When I joined the infrastructure team at Eiger, the AWS bill was growing every month without a clear explanation. Here is what we did to reverse that — and sustain it.
The Initial Assessment
The first step was getting visibility. AWS Cost Explorer and Trusted Advisor gave us a starting picture, but the real insight came from enabling Cost Allocation Tags and grouping spend by service and environment.
What we found:
- A significant number of EC2 instances were over-provisioned relative to actual CPU and memory utilisation
- No Reserved Instances or Savings Plans had been purchased for steady-state workloads
- Unattached EBS volumes were quietly accumulating charges
- S3 had no lifecycle policies — old logs from years back were sitting in Standard storage
Right-Sizing EC2
We deployed CloudWatch agents to collect memory metrics (CPU alone is not enough). After 30 days of data collection:
- Several instances were candidates for downsizing one or two instance types
- A handful of workloads moved from fixed instance types to burstable T3s
- Dev/test environments went onto a scheduled stop/start cycle outside business hours
The scheduled stop/start automation alone accounted for a meaningful portion of the eventual savings.
Reserved Instances and Savings Plans
Once we had a clearer picture of the steady-state baseline, we committed:
- 1-year Reserved Instances for production databases (known, stable workloads)
- Compute Savings Plans for the variable EC2 fleet
- Kept a proportion on-demand to preserve flexibility for scaling events
The key discipline here is buying for your baseline, not your peaks.
Storage
S3 lifecycle policies were absent across most buckets.
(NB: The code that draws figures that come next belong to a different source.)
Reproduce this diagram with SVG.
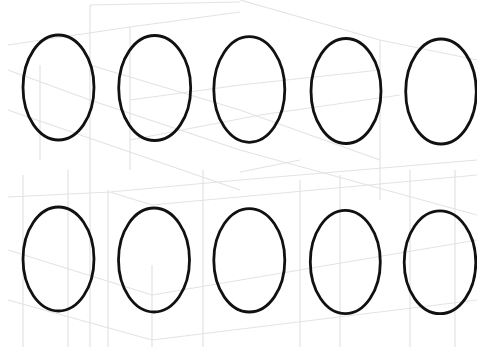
<svg xmlns="http://www.w3.org/2000/svg" width="477" height="347" viewBox="0 0 477 347">
<style>
.g{stroke:#e3e3e3;stroke-width:1.2;fill:none}
.o{fill:none;stroke:#111;stroke-width:2.8}
</style>
<rect width="477" height="347" fill="#fff"/>
<g id="grid">
<path class="g" d="M90 5 V347 M130 27 V170 M8 45 L130 27 L240 12 M90 5 L240 2 M8 70 L90 100 L240 150 L477 215 M8 110 L240 190 M40 65 V160 M90 65 L240 110 L380 160 M130 100 L240 85 L380 70 M130 140 L260 115 L400 95 M240 0 L380 40 L477 60 M380 40 V200"/>
<path class="g" d="M23 175 V347 M68 170 V347 M108 190 V347 M152 265 V347 M203 170 V347 M300 180 V347 M340 175 V347 M410 170 V347 M455 170 V347 M8 197 L110 192 L240 180 L477 160 M8 250 L152 295 M8 300 L152 340 M152 295 L477 240 M152 340 L477 300 M110 192 L152 205 L477 175 M240 172 L300 160"/>
</g>
<g id="n1"><ellipse class="o" cx="58.5" cy="87.5" rx="35.5" ry="52.5"/></g>
<g id="n2"><ellipse class="o" cx="154.7" cy="88" rx="36" ry="52.5"/></g>
<g id="n3"><ellipse class="o" cx="249.3" cy="89.5" rx="35.5" ry="52.8"/></g>
<g id="n4"><ellipse class="o" cx="346" cy="91" rx="35" ry="52.5"/></g>
<g id="n5"><ellipse class="o" cx="441" cy="91.5" rx="35.3" ry="52.5"/></g>
<g id="n6"><ellipse class="o" cx="58.5" cy="259" rx="35.5" ry="52"/></g>
<g id="n7"><ellipse class="o" cx="154" cy="260" rx="35.5" ry="52"/></g>
<g id="n8"><ellipse class="o" cx="249.3" cy="260.3" rx="35.5" ry="51.7"/></g>
<g id="n9"><ellipse class="o" cx="345.3" cy="262" rx="35" ry="51.7"/></g>
<g id="n10"><ellipse class="o" cx="440" cy="262.3" rx="35.8" ry="51.4"/></g>
<g id="connectors"></g>
</svg>
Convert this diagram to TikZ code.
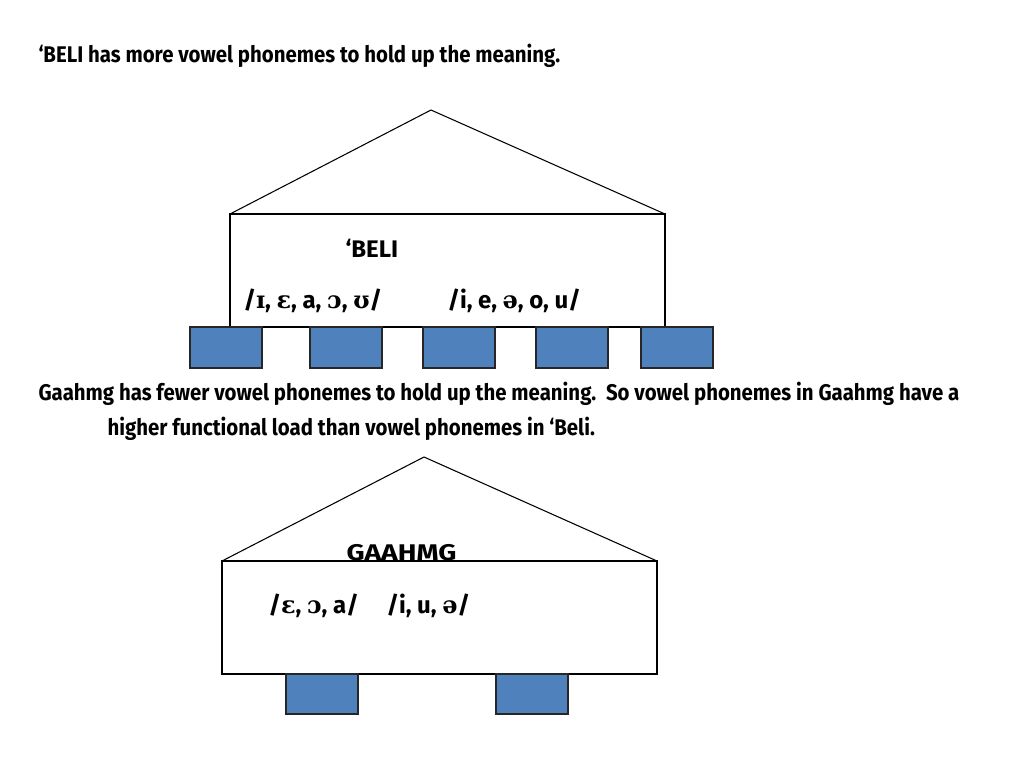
\documentclass[tikz,border=0pt]{standalone}
\usepackage{fontspec}
\setmainfont{Fira Sans}[FakeStretch=0.9]
\newfontfamily\boxfont{Fira Sans}
\newfontfamily\widefont{Fira Sans}[FakeStretch=1.24]
\newfontfamily\ipafont{DejaVu Serif}
\usetikzlibrary{positioning}

\definecolor{pillarblue}{RGB}{79,129,189}
\newcommand{\ipa}[1]{{\ipafont\bfseries #1}}

\begin{document}
\begin{tikzpicture}[
  x=0.75pt, y=-0.75pt,
  line width=0.8pt,
  txt/.style={anchor=base west, inner sep=0pt, font=\bfseries\fontsize{17}{20}\selectfont},
  boxtxt/.style={txt, font=\boxfont\bfseries\fontsize{18}{21}\selectfont},
  pillar/.style={fill=pillarblue, draw=black!85},
  ]
  \useasboundingbox (0,0) rectangle (1024,768);

  % --- heading ---
  \node[txt] (head) at (38,62) {‘BELI has more vowel phonemes to hold up the meaning.};

  % --- top house: 'Beli ---
  \draw (230,214) -- (431,110) -- (665,214);
  \draw (230,214) rectangle (665,327);
  \node[boxtxt] (beli) at (345,257) {‘BELI};
  \node[boxtxt] (beliA) at (243,308) {/\ipa{ɪ}, \ipa{ɛ}, a, \ipa{ɔ}, \ipa{ʊ}/};
  \node[boxtxt] (beliB) at (447,308) {/i, e, \ipa{ə}, o, u/};

  % --- pillars under 'Beli ---
  \foreach \x in {190, 310, 423, 536, 641}
    \draw[pillar] (\x,327) rectangle ++(72,41);

  % --- middle text ---
  \node[txt] (mid1) at (38,400) {Gaahmg has fewer vowel phonemes to hold up the meaning.\ \ So vowel phonemes in Gaahmg have a};
  \node[txt] (mid2) at (107,435) {higher functional load than vowel phonemes in ‘Beli.};

  % --- bottom house: Gaahmg ---
  \draw (222,561) -- (424,457) -- (657,561);
  \draw (222,561) rectangle (657,674);
  \node[txt, font=\widefont\bfseries\fontsize{17}{20}\selectfont] (gaahmg) at (346,560) {GAAHMG};
  \node[boxtxt] (gaA) at (268,613) {/\ipa{ɛ}, \ipa{ɔ}, a/};
  \node[boxtxt] (gaB) at (386,613) {/i, u, \ipa{ə}/};

  % --- pillars under Gaahmg ---
  \foreach \x in {286, 496}
    \draw[pillar] (\x,674) rectangle ++(72,40);
\end{tikzpicture}
\end{document}
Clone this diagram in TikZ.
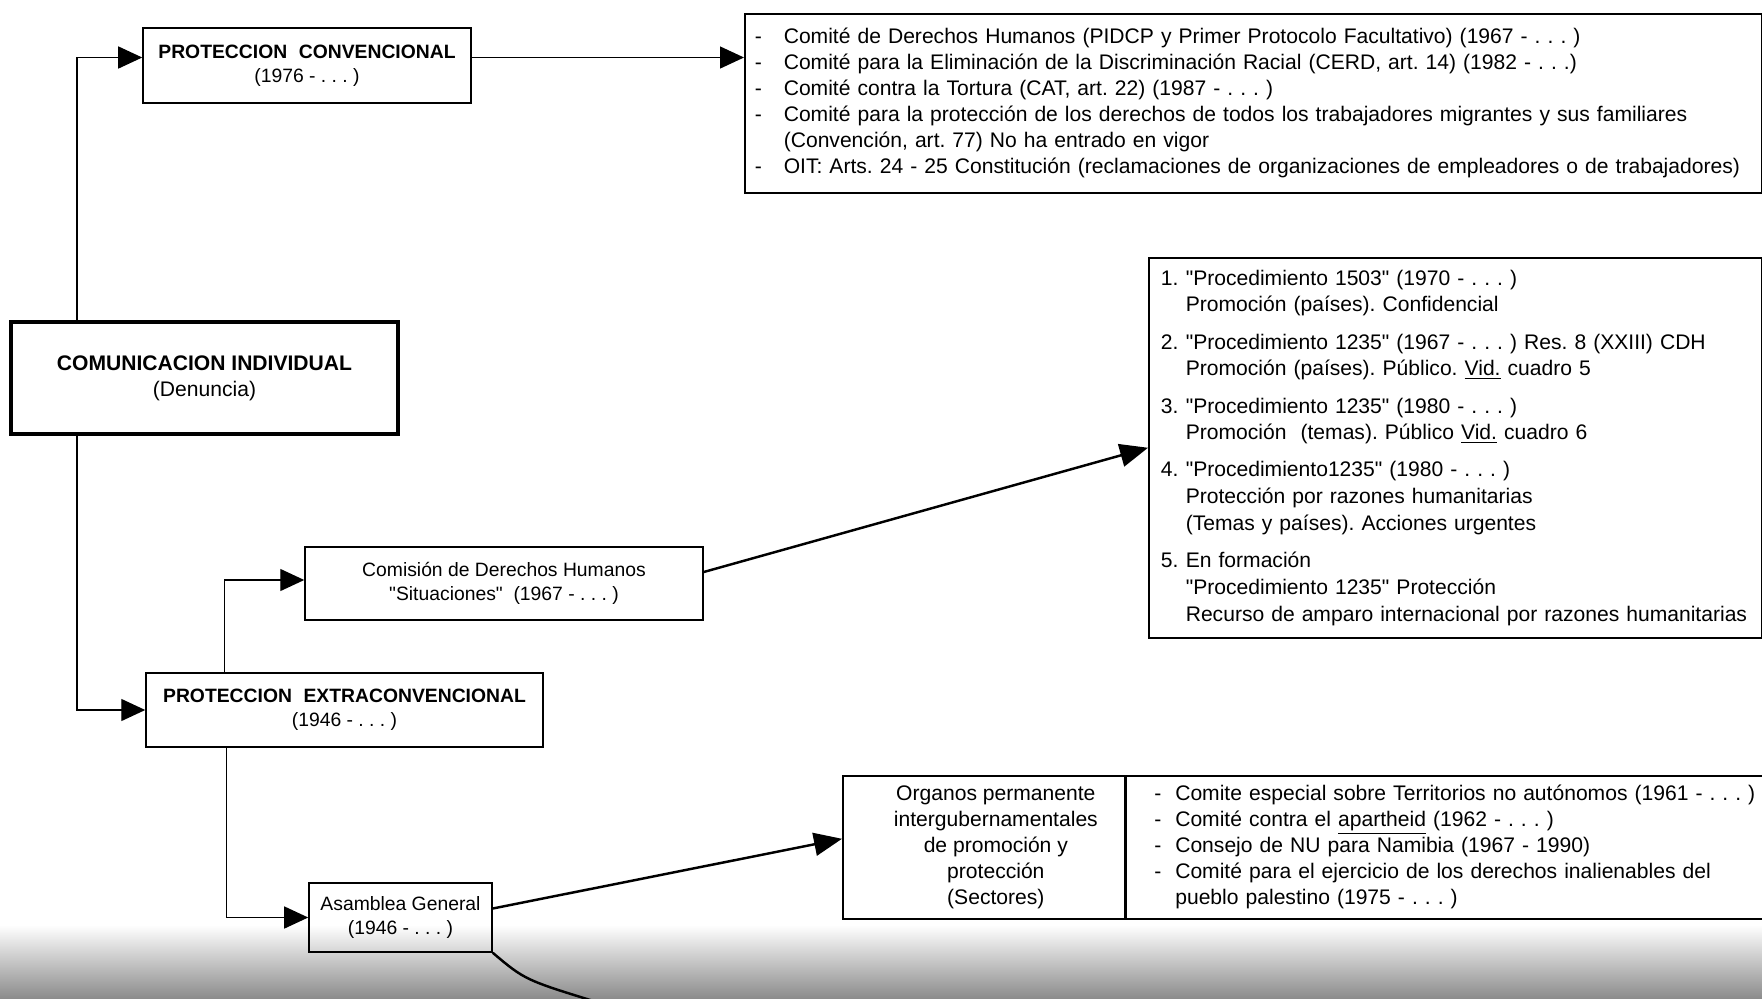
\documentclass[tikz,border=0pt]{standalone}
\usepackage{fontspec}
\setmainfont{Liberation Sans}
\usepackage{tikz}
\usetikzlibrary{arrows.meta,positioning,calc}
\frenchspacing

\begin{document}
\begin{tikzpicture}[
    x=0.02cm, y=-0.02cm,
    box/.style={
        draw, line width=0.9pt, align=center, inner sep=0pt,
        font=\fontsize{11}{13.6}\selectfont
    },
    listbox/.style={
        draw, line width=0.9pt, align=left, inner sep=0pt,
        anchor=north west, font=\fontsize{12}{14.8}\selectfont
    },
    flow/.style={
        -{Triangle[length=0.48cm, width=0.44cm]}, line width=0.8pt
    },
    bigflow/.style={
        -{Triangle[length=0.56cm, width=0.46cm]}, line width=1.4pt
    },
]

% ── scanned page edge ──
\shade[top color=white, bottom color=black!45] (0,925) rectangle (1762,998);
\useasboundingbox (0,0) rectangle (1762,998);

% ── Comunicacion individual ──
\node[box, minimum width=7.74cm, minimum height=2.24cm, line width=2.4pt,
      font=\fontsize{12}{14.8}\selectfont] (comind) at (204.5,378) {
    \textbf{COMUNICACION INDIVIDUAL}\\(Denuncia)
};

% ── Proteccion convencional ──
\node[box, minimum width=6.56cm, minimum height=1.5cm] (convbox) at (307,65.5) {
    \textbf{PROTECCION\hspace{0.6em}CONVENCIONAL}\\(1976 - . . . )
};
\node[listbox, text width=20.34cm, minimum height=3.58cm] (convlist) at (744,13) {
    \noindent\begin{tabular}{@{\hspace{0.2cm}}p{0.58cm}@{}l@{}}
    - & Comité de Derechos Humanos (PIDCP y Primer Protocolo Facultativo) (1967 - . . . )\\
    - & Comité para la Eliminación de la Discriminación Racial (CERD, art. 14) (1982 - . . .)\\
    - & Comité contra la Tortura (CAT, art. 22) (1987 - . . . )\\
    - & Comité para la protección de los derechos de todos los trabajadores migrantes y sus familiares\\
      & (Convención, art. 77) No ha entrado en vigor\\
    - & OIT: Arts. 24 - 25 Constitución (reclamaciones de organizaciones de empleadores o de trabajadores)
    \end{tabular}
};

% ── Proteccion extraconvencional ──
\node[box, minimum width=7.94cm, minimum height=1.48cm] (extbox) at (344.5,710) {
    \textbf{PROTECCION\hspace{0.6em}EXTRACONVENCIONAL}\\(1946 - . . . )
};
\node[box, minimum width=7.96cm, minimum height=1.46cm] (comision) at (504,583.5) {
    Comisión de Derechos Humanos\\\textquotedbl Situaciones\textquotedbl\ \ (1967 - . . . )
};
\node[box, minimum width=3.66cm, minimum height=1.38cm] (asamblea) at (400.5,917.5) {
    Asamblea General\\(1946 - . . . )
};

% ── Procedimientos ──
\node[listbox, text width=12.26cm, minimum height=7.6cm,
      font=\fontsize{12}{15.2}\selectfont] (procs) at (1148,257) {
    \noindent\begin{tabular}{@{\hspace{0.24cm}}p{0.5cm}@{}l@{}}
    1. & \textquotedbl Procedimiento 1503\textquotedbl\ (1970 - . . . )\\
       & Promoción (países). Confidencial\\[6pt]
    2. & \textquotedbl Procedimiento 1235\textquotedbl\ (1967 - . . . ) Res. 8 (XXIII) CDH\\
       & Promoción (países). Público. \underline{Vid.} cuadro 5\\[6pt]
    3. & \textquotedbl Procedimiento 1235\textquotedbl\ (1980 - . . . )\\
       & Promoción\ \ (temas). Público \underline{Vid.} cuadro 6\\[6pt]
    4. & \textquotedbl Procedimiento1235\textquotedbl\ (1980 - . . . )\\
       & Protección por razones humanitarias\\
       & (Temas y países). Acciones urgentes\\[6pt]
    5. & En formación\\
       & \textquotedbl Procedimiento 1235\textquotedbl\ Protección\\
       & Recurso de amparo internacional por razones humanitarias
    \end{tabular}
};

% ── Organos permanentes ──
\node[box, anchor=north west, minimum width=5.64cm, minimum height=2.86cm,
      font=\fontsize{12}{14.8}\selectfont] (organ) at (842,775) {
    \hspace*{0.6cm}\begin{tabular}{@{}c@{}}
    Organos permanente\\intergubernamentales\\de promoción y\\protección\\(Sectores)
    \end{tabular}
};
\node[listbox, text width=12.74cm, minimum height=2.86cm] (sectors) at (organ.north east) {
    \noindent\begin{tabular}{@{\hspace{0.56cm}}p{0.42cm}@{}l@{}}
    - & Comite especial sobre Territorios no autónomos (1961 - . . . )\\
    - & Comité contra el \underline{apartheid} (1962 - . . . )\\
    - & Consejo de NU para Namibia (1967 - 1990)\\
    - & Comité para el ejercicio de los derechos inalienables del\\
      & pueblo palestino (1975 - . . . )
    \end{tabular}
};

% ── Flow arrows ──
\draw[flow] ([xshift=1.36cm]comind.north west) |- ([yshift=0.16cm]convbox.west);
\draw[flow] ([xshift=1.36cm]comind.south west) |- (extbox.west);
\draw[flow] ([yshift=0.16cm]convbox.east) -- ([yshift=0.16cm]convbox.east -| convlist.west);
\draw[flow] ([xshift=1.58cm]extbox.north west) |- ([yshift=0.07cm]comision.west);
\draw[flow] ([xshift=1.62cm]extbox.south west) |- (asamblea.west);
\draw[bigflow] ([yshift=0.23cm]comision.east) -- (procs.west);
\draw[bigflow] ([yshift=0.18cm]asamblea.east) -- ([yshift=0.17cm]organ.west);

% ── continues off the page ──
\coordinate (offpage) at (600,1003);
\draw[line width=1.4pt] (asamblea.south east) .. controls (525,980) .. (offpage);

\end{tikzpicture}
\end{document}
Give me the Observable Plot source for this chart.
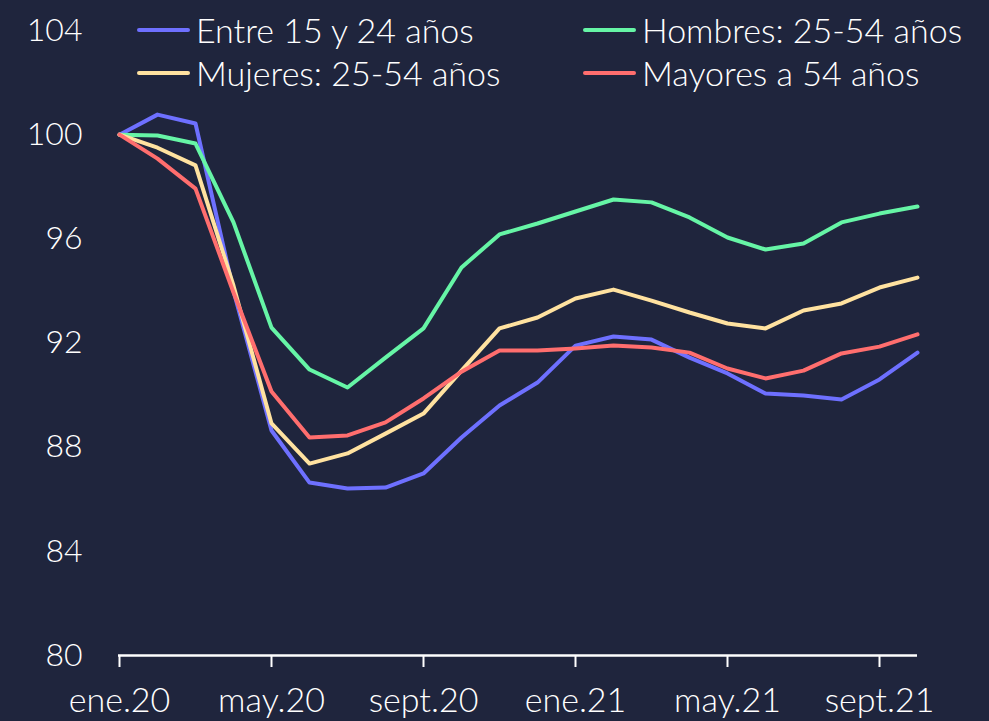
<!DOCTYPE html>
<html><head><meta charset="utf-8">
<script src="https://cdn.jsdelivr.net/npm/d3@7"></script>
<script src="https://cdn.jsdelivr.net/npm/@observablehq/plot@0.6"></script>
<style>
html,body{margin:0;padding:0;background:#1f253d;}
#wrap{position:relative;width:989px;height:721px;font-family:Lato,sans-serif;font-weight:300;color:#fff;overflow:hidden;}
.leg{position:absolute;display:flex;align-items:center;height:40px;font-size:34px;white-space:nowrap;line-height:40px;}
.sw{display:inline-block;width:53px;height:4px;border-radius:2px;margin-right:6px;}
svg{position:absolute;left:0;top:0;}
</style></head><body><div id="wrap"></div>
<script>
const months = ["ene.20","feb.20","mar.20","abr.20","may.20","jun.20","jul.20","ago.20","sept.20","oct.20","nov.20","dic.20",
  "ene.21","feb.21","mar.21","abr.21","may.21","jun.21","jul.21","ago.21","sept.21","oct.21"];
const tickLabels = ["ene.20","may.20","sept.20","ene.21","may.21","sept.21"];
const yTicks = [80,84,88,92,96,100,104];
const series = ["Entre 15 y 24 años","Hombres: 25-54 años","Mujeres: 25-54 años","Mayores a 54 años"];
const colors = ["#6e70ff","#66f5a6","#ffe2a0","#ff6e6e"];

const jovenes  = [100,100.77,100.43,94.0,88.64,86.64,86.41,86.45,86.99,88.37,89.6,90.48,91.9,92.25,92.13,91.44,90.83,90.06,89.98,89.83,90.6,91.63];
const hombres  = [100,99.97,99.66,96.63,92.59,90.98,90.29,91.44,92.56,94.9,96.17,96.59,97.05,97.51,97.4,96.82,96.05,95.59,95.82,96.63,96.97,97.24];
const mujeres  = [100,99.5,98.82,94.2,88.91,87.37,87.76,88.52,89.29,90.94,92.56,92.98,93.71,94.05,93.63,93.17,92.75,92.56,93.25,93.52,94.13,94.51];
const mayores  = [100,99.08,97.93,93.94,90.14,88.37,88.45,88.95,89.87,90.9,91.71,91.71,91.79,91.9,91.83,91.63,91.02,90.64,90.94,91.6,91.86,92.33];

const valuesBySeries = [jovenes, hombres, mujeres, mayores];
const data = [];
series.forEach((s, k) => valuesBySeries[k].forEach((v, i) => data.push({series: s, month: months[i], value: v})));

const chart = Plot.plot({
  width: 989, height: 721,
  marginLeft: 118, marginRight: 72, marginTop: 30, marginBottom: 66,
  style: {background: "transparent", color: "#fff", fontFamily: "Lato, sans-serif", fontSize: "32px", fontWeight: 300, overflow: "visible"},
  x: {type: "point", domain: months, padding: 0},
  y: {domain: [80, 104]},
  color: {domain: series, range: colors},
  marks: [
    Plot.axisY({ticks: yTicks, tickSize: 0, tickPadding: 36, label: null, fontSize: 32}),
    Plot.axisX({ticks: tickLabels, tickSize: 12, tickPadding: 20, label: null, fontSize: 34, stroke: "#fff", strokeWidth: 2}),
    Plot.ruleY([80], {stroke: "#fff", strokeWidth: 2.5}),
    Plot.line(data, {x: "month", y: "value", z: "series", stroke: "series", strokeWidth: 4, strokeLinecap: "round", strokeLinejoin: "round"})
  ]
});
const wrap = document.getElementById("wrap");
wrap.appendChild(chart);

const legPos = [[137, 10], [583, 10], [137, 53], [583, 53]];
series.forEach((s, k) => {
  const d = document.createElement("div");
  d.className = "leg";
  d.style.left = legPos[k][0] + "px";
  d.style.top = legPos[k][1] + "px";
  d.innerHTML = `<span class="sw" style="background:${colors[k]}"></span><span>${s}</span>`;
  wrap.appendChild(d);
});
</script></body></html>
We implemented:
- Transition to S3-IA after 30 days for infrequently accessed logs
- Move to Glacier after 90 days
- Delete after defined retention periods for ephemeral environments
- S3 Intelligent-Tiering on buckets with unpredictable access patterns
We also audited EBS volumes — anything unattached for more than 7 days was flagged for deletion after verification.
Automation and Governance
The savings only stick if there is something preventing drift. We built:
- Lambda functions to terminate unattached EBS volumes after a grace period
- SNS alerts for anomalous daily spend increases
- A cost anomaly detection rule in AWS Cost Explorer
The total result: £32K+ annual saving, a 26.6% reduction in the AWS bill, with no degradation in availability or performance.
What I Would Do Differently
Start the tagging earlier. Getting clean cost allocation data retroactively is painful. If you are building a new environment, tag from day one — per environment, per application, per team.
Also: get engineering buy-in before optimising. Some of the largest savings came from engineers volunteering workloads they knew were over-sized. The team knows where the waste is.